History of IMO and WMO

Going back to 1873, WMO finds its roots in the International Meteorological Organization (IMO), which then was a non-governmental organization that had transformed into a specialized agency of the United Nations in 1951, to become the World Meteorological Organization, responding more effectively to the international nature of meteorology.

History of IMO

The International Meteorological Organization (IMO) finds its origins in the 1873 Vienna International Meteorological Congress, which tasked a Permanent Meteorological Committee to draft the rules and statutes of an international meteorological organization to facilitate the exchange of weather information across national borders. Professor Buys Ballot was elected as President of Committee. The task was completed in Utrecht in 1878 and the IMO came into being at the International Meteorological Congress held in Rome the following year. It remained in operation until 1950, when IMO formally became the World Meteorological Organization (WMO).
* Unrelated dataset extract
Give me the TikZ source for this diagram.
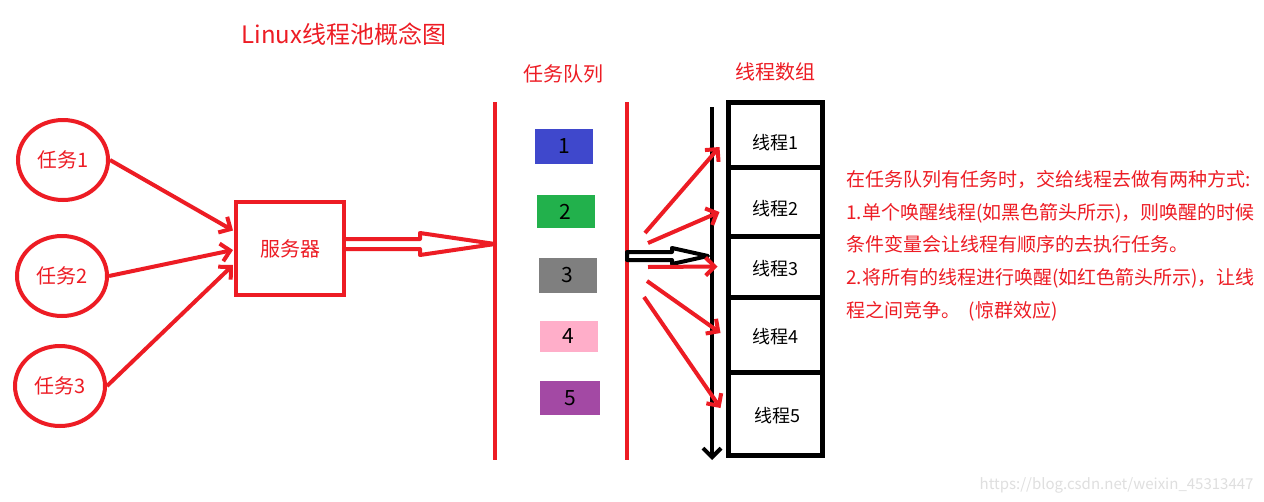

The International Meteorological Committee

Rome Congress established the International Meteorological Committee to replace the Permanent Meteorological Committee, which aimed at promoting international co-operation in meteorology, encouraging meteorological research and establishing uniformity in operational practices, with particular respect to weather observations and reporting and the exchange and publication of data.

History of WMO

The establishment of the World Meteorological Organization (WMO) in March 1950, following the entry into force of its Convention, and the designation of WMO in 1951 as a specialized agency of the United Nations, heralded a new era for international cooperation in the field of meteorology, hydrology, and related geophysical sciences.

Towards the mid-1930s, it was becoming increasingly evident that IMO’s designation as a non-governmental organization was incompatible with the importance that meteorology carried at that time, in the context of vast economic and technological developments being made. By 1939, a draft of a new World Meteorological Convention (the Berlin Draft) had been prepared but further action on its approval was inevitably delayed by World War II. Some further progress took place, as the Secretariat was transferred to a neutral country, Switzerland, in 1939, shortly after the Berlin meeting. 
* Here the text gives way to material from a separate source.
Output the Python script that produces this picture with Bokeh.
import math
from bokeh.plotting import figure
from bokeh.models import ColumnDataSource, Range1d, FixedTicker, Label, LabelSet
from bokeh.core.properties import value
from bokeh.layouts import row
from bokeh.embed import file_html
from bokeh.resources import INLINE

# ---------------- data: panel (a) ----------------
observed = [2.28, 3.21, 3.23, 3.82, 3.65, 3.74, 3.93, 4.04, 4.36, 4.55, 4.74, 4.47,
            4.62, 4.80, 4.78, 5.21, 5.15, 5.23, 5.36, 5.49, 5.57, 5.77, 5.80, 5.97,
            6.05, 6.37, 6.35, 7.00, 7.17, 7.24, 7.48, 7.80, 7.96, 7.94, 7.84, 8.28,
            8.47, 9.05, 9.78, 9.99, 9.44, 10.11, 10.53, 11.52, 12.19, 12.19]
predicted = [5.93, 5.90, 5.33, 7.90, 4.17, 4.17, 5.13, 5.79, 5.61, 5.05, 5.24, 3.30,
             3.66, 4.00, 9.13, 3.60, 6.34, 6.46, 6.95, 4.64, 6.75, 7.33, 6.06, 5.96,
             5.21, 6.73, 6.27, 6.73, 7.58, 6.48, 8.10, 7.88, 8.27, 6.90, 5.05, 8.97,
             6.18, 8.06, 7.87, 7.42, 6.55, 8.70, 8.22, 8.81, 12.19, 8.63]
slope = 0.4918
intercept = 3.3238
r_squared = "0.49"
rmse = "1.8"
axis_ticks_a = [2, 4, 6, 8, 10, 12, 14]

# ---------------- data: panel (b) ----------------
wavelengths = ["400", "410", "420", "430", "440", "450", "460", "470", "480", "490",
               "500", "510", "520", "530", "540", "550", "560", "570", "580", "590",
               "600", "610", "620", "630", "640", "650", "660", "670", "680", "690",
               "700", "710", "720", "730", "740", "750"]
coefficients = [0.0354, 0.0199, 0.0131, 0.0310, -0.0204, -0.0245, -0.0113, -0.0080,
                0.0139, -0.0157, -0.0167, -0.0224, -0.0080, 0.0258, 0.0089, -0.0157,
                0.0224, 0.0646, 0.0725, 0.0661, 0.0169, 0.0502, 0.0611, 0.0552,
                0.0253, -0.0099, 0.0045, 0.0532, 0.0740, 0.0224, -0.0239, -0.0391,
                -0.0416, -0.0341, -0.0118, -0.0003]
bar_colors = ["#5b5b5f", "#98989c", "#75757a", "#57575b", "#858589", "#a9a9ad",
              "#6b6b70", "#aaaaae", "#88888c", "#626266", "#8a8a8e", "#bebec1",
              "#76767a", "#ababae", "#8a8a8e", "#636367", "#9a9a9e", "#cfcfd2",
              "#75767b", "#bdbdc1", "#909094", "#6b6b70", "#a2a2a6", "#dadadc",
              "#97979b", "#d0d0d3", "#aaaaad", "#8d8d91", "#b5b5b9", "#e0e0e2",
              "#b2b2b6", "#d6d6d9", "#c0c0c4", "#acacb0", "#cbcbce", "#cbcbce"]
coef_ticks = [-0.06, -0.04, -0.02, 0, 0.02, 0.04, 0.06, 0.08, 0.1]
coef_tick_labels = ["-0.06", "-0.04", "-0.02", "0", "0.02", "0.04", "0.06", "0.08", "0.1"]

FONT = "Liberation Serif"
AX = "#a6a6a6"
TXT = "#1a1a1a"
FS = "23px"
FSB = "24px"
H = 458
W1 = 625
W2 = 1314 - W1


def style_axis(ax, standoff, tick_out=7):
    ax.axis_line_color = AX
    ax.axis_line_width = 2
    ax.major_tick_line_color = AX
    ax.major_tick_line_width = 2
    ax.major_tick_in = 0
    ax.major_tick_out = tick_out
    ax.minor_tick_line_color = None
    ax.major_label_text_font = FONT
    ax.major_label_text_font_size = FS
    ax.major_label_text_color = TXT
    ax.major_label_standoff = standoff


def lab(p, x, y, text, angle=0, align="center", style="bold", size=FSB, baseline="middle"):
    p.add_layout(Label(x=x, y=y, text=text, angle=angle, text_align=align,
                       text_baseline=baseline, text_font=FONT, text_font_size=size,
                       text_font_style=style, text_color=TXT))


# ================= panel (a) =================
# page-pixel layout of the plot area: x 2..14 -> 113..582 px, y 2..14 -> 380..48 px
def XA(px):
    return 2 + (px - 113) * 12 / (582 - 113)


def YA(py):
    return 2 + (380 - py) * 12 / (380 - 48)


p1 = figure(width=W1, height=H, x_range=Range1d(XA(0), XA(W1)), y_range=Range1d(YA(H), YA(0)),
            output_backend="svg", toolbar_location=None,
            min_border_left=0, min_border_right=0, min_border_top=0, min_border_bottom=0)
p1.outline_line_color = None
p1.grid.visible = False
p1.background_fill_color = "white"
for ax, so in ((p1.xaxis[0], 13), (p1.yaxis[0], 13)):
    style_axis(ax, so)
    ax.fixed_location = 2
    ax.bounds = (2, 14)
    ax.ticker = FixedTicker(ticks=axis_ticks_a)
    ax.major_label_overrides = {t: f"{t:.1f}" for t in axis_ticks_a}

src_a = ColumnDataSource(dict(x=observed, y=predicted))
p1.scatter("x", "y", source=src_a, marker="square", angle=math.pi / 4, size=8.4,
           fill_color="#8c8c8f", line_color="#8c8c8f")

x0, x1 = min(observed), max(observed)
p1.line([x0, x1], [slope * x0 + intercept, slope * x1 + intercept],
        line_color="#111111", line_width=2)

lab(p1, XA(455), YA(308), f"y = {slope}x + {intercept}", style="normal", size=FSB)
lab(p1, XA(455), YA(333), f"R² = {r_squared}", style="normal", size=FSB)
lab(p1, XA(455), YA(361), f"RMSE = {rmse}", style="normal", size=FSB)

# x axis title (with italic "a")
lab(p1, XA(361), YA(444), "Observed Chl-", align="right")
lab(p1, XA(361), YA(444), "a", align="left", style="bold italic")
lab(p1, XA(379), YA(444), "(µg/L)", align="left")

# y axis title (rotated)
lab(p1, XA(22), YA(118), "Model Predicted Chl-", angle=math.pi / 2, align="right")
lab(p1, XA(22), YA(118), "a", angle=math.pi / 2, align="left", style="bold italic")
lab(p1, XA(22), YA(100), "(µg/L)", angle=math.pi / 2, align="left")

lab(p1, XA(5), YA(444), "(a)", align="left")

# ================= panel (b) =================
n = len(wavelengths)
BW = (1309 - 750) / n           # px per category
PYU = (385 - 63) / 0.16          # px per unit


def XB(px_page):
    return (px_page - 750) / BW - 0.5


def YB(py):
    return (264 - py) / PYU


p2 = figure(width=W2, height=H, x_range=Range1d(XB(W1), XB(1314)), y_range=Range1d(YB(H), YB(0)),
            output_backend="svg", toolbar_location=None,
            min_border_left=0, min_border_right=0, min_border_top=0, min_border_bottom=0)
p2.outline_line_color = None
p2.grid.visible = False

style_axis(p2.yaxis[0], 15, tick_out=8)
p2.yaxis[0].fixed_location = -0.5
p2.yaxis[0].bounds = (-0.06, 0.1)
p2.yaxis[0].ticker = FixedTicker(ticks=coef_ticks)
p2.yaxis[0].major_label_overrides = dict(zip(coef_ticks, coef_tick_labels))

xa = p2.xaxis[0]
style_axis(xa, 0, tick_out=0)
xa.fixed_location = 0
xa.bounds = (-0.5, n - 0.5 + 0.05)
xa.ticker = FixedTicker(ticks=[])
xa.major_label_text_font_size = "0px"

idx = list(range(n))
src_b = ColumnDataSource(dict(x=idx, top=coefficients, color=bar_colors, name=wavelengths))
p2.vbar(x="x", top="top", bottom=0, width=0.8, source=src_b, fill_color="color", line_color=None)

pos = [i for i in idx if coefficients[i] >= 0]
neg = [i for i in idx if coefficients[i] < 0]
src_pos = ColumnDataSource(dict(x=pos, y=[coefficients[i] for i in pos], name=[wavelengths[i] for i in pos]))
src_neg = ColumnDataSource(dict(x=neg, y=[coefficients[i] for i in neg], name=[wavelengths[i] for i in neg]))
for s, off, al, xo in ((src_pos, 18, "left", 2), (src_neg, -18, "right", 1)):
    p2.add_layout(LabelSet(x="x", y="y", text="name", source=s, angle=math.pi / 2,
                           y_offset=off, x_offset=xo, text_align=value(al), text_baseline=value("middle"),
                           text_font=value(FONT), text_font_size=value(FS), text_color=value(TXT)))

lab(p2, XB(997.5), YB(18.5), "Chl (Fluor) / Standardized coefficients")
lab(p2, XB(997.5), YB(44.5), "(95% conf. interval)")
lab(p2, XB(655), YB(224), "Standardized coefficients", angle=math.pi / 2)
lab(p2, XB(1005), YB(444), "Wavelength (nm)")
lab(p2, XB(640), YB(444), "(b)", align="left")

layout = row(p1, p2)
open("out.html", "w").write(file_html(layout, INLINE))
The 1947 Conference of Directors meeting in Washington, DC, USA considered wide range of topics, such as codes, units, diagrams, symbols, instruments, methods of observation, station networks, telecommunications, the safety of air navigation, climatological statistics, publications, documents, education, professional training, meteorological research, legal issues and administrative matters. Moreover, relationships between IMO and the International Civil Aviation Organization, the International Telecommunication Union and the International Ice Patrol were also discussed. But the issue of greatest importance to IMO after the war was its status and structure.

Endeavors to resolve the matter began as early as February 1946, when the Conference of Directors asked the International Meteorological Committee to prepare a new IMO constitution, making the Organization an inter-governmental body.